I was able to stay as long as I did, I believe, because I had one rather valuable skill: I could sell the shit out of his food. And I knew wine, too, so I could sell the shit out of that as well. A server who can up-sell creates revenue for the establishment. It was probably my only saving grace, and I made a pretty nice chunk of change doing it. That too was probably a reason for Jan to resent me; in the early days I probably made more money on a Saturday night than he did as the owner. (I would later come to understand that feeling years later, when I first owned my own restaurant.) At any rate, I always had the highest check average of any waiter - even ones who were just plain better waiters—and my tip percentage was always well over 20%, even when calculated on the full bill with tax. I could schmooze and I could talk about Jan’s food in loving, dulcet tones. I would always sell the specials or anything else the kitchen wanted me to sell.

I took pride in my abilities to make the diners feel that they were very lucky to be at Catahoula. That really was not as much of a skill as it was a reflection of the fact that I loved Catahoula and I loved that man’s food.

Jan with Lissa & Hiro Sone, Michael Chiarlo in the background 

Jan with Lissa & Hiro Sone, Michael Chiarlo in the background 

His food was fucking amazing, with a depth, concentration and complexity of flavor. I had not often experience that before and he seemed to do it with ease. Jan was the first chef I knew who had such a clear way of articulating what his food was: it was Cajun Inspired Modern American Cuisine, he’d say.  Well, yes it was. Of course. He was also the first chef I had met who had a clear way of articulating what his plating style was: he wanted his food to look as if it had just fallen on the plate, in a very natural way.  And it did look like that, and I knew as a cook just how hard it was to achieve that “look” of simplicity.

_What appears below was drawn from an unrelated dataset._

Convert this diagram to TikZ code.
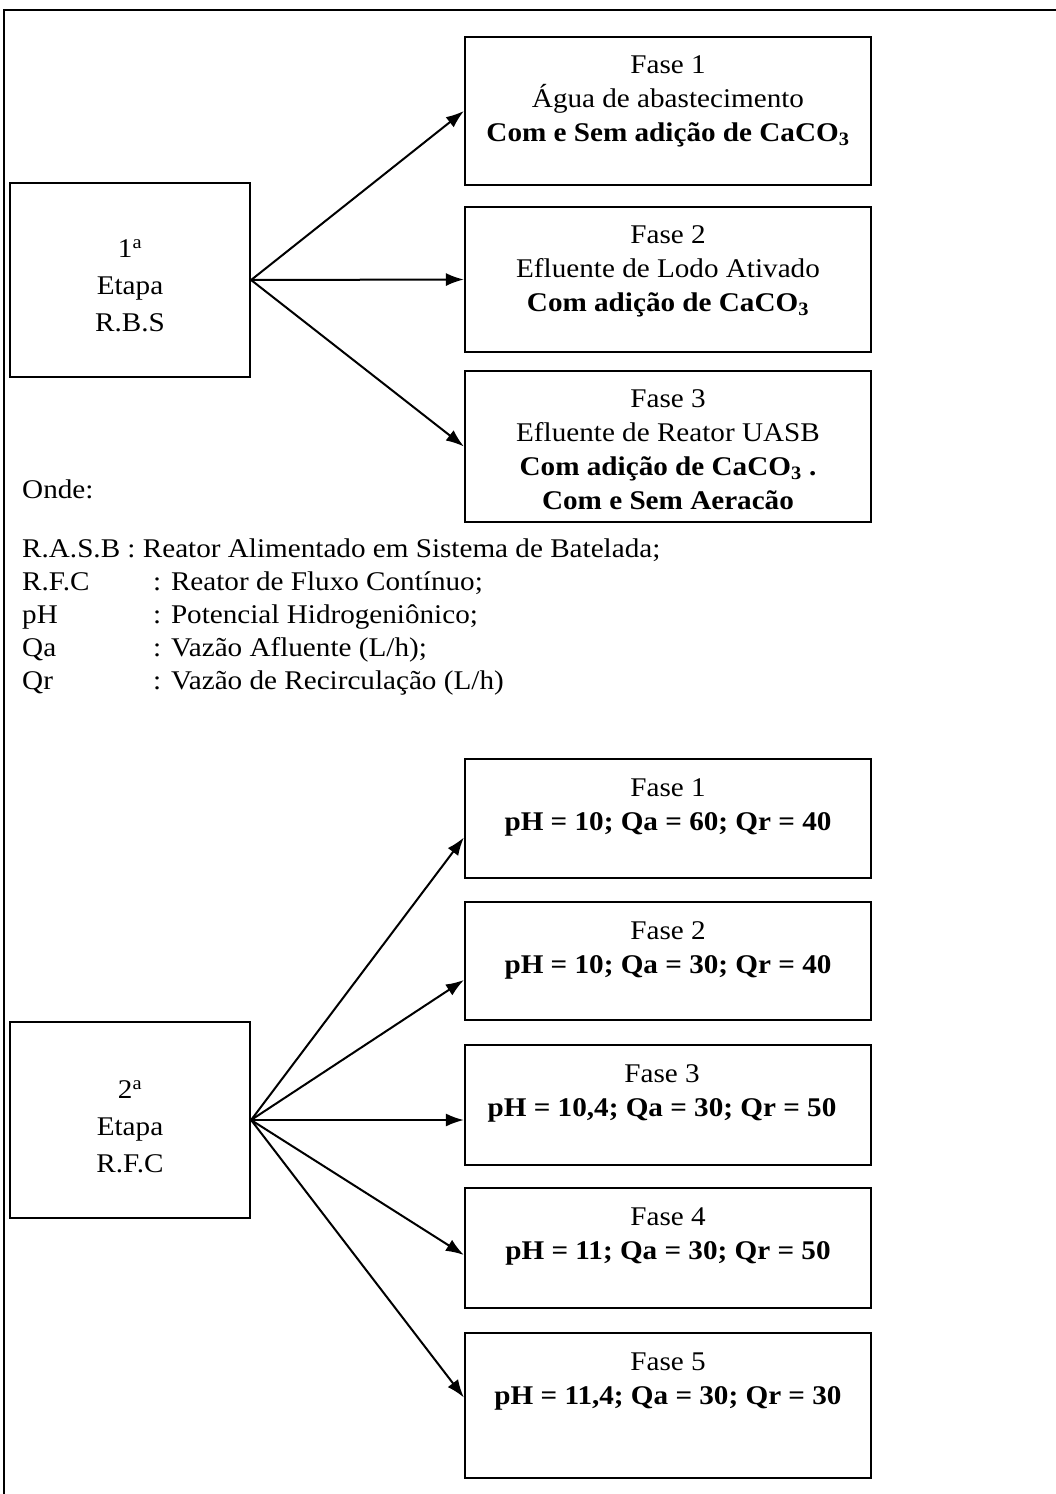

After Catahoula, Jan slimmed down to a shadow of his former weight, but his incredibly distinctive, gravely drawl would always remain. It was sure weird at first to hear that voice emanating from this little person. I didn’t see him often.

Jan birnbaum3.jpg

Later I would meet my wife, Tyla, through a friend I had met at Catahoula (one of the same ones I was drinking margaritas with, in fact).  Long after I had left, Tyla would go on to work for Jan at Catahoula, too. Jan liked Tyla immediately, but what’s not to like? I even heard later that when he found out that Tyla and I were engaged, he’d said that fact had improved his opinion of me. That made me happy.

I got to host Jan at Meadowood when Jacques Pepin had his 70th birthday. Jan and many other famous chefs were in my kitchen to prepare a feast for Jacques. This was the first time I was in any kitchen with Jan as chef. A few months later Jan called to invite me to be one of the guest chefs at an event he was doing in Oregon. I was so surprised and so flattered to have him ask me to be one of the chefs for an event he was putting together. He told me that unlike a lot for these events, this was a real chef’s event and was sure to be a lot of fun. I had just done another event out-of-state not long before and I had important events at Meadowood that overlapped with Jan’s event. And so I said no to Jan. That is probably my biggest regret in my life.

Jan was never my chef; I was just a waiter at Catahoula, not one of his cadre of cooks. But his influence on me was great and, more importantly, he is still one of the most important voices in my head.  

I miss you Jan. You will always be with me, and to the best of my ability, I will pass on what you shared with me. Thank you, Chef.